I recently stumbled upon a large collection of account names and passwords that have been harvested from the various data breaches over the past 10 or so years. This data comes from Yahoo, Target, Facebook, Hotmail, Twitter, MySpace, hacked PHPBB instances, and many, many more places. Each account name is in the form of an email address, and all passwords have been cracked and are in plain text. There are over 1.4 billion of them in total.
The archive has been made available for download via BitTorrent as far back as early 2017. Someone has taken the time to break the entire archive in to multiple flat text files, and has written scripts to search through the archive for specific account names by email address.
For those who want to download the entire 40GB+ archive, here’s the torrent magnet link.

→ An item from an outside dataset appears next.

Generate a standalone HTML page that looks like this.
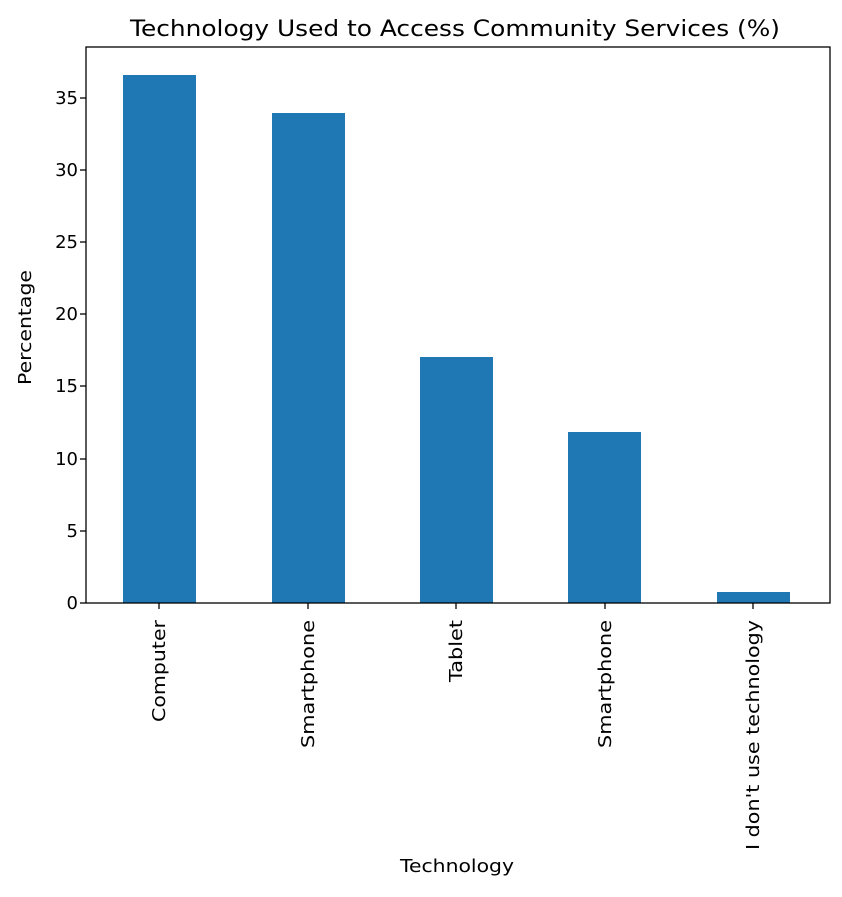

How Is This Information Useful?
It should be noted that the passwords provided here are not necessarily the passwords of the email accounts themselves (although they could be), rather, the email address provided were harvested as the username for the breached entity in question, and the password provided is the password that had been used with that username at the time of the breach.
This information can still be helpful for an attacker, especially if a user re-uses their passwords across many sites and/or never changes their passwords. Lack of password diversity and poor password maintenance are both huge no-no’s, but we all know that most people guilty of these things. This information could also be helpful to generate a possible attack wordlist if the user continues to use the same context with new passwords as they have with old passwords. For example, simply incrementing a number (Summer2015, Summer2016, Summer2017, etc.)
Passwords in this list that belong to users’ work accounts can provide an attacker with insight in to how the organization formats their internal usernames, since Active Directory usernames are typically in the same context as the company’s email addresses. Users’ first and last names can be harvested from work-heavy sites like LinkedIn and then those names can be formatted to make attacks like password spraying much easier and more accurate, greatly increasing the chance of success when attacking a web-facing Active Directory-integrated portal, like Outlook Web Access.
Searching the Archive
Obviously you’re not going to want to manually open each and every text file to search for information – there are over 1900 of them. Luckily, the entities who compiled this information have written a little BASH script that’s included with the download. This script will let you search for a specific email address to see if it’s been compromised, and will show you the password that was used with it at the time of the compromise.
You can execute this script in either Linux or macOS, or in Windows if you install Cygwin. Although the script limits your search to a single, specific email address, it gets the job done when all you need is a quick and dirty search.
If the email address provided matches, it will return a result in the form of the username and password separated by a colon. The result returns almost instantaneously due to the way the script is written in conjunction with the way the text files are laid out within alphabetically ordered directories.
Obviously this script will limit you to a single address, which may appear in the output multiple times if it was involved in multiple breaches, true, but what if you wanted to perform a more powerful search?
Searching Better with grep
Although it takes much longer, you can use grep to search with a bit more power. grep is a standard command on macOS and Linux, but can be used in Windows using Cygwin.
For this we’ll use two flags, -a and -R. The -a flag will tell grep to treat binary files as text files. None of the files in the breach are actually binary files, but I found that some of them contain international and non-standard characters, which confuses grep and makes it think they are binaries. The second flag, -R, tells grep to keep digging recursively through all of the files in all of the directories below the one we specify.
Now, instead of searching for simply and email address / username in its entirety, we can search for any string we want. Last names, passwords, parts of passwords, entire domains, etc.
Here, I performed a quick search for accounts @noway.com, which is a domain that I usually put in when I know someone is just asking for an email address to spam me and I’m not really trying to establish a real account. I quickly killed the command after just a few seconds of searching in an effort to not expose any real data.
Note that you can put anything you want inside the single quotes. You can use this to search for passwords that you yourself use to see if anyone has been caught using them (in which case they’re probably included in one of the massive wordlists available online), and you can use something like ‘@domain.com‘ to search all of the accounts breached for a certain company / domain.
If you are performing a pen test on a company, this would be a good way to see if any of their users have been breached before. From the output you could learn the account naming convention for their AD Domain (account names are typically also their email addresses). You could also find users to target based on the weakness of their passwords, say they’re still at the organization. Someone who got breached using Summer2015 could possibly using Winter2018 or Winter2019 now (it’s currently 1/30/2019 at the time of this writing. You get the idea.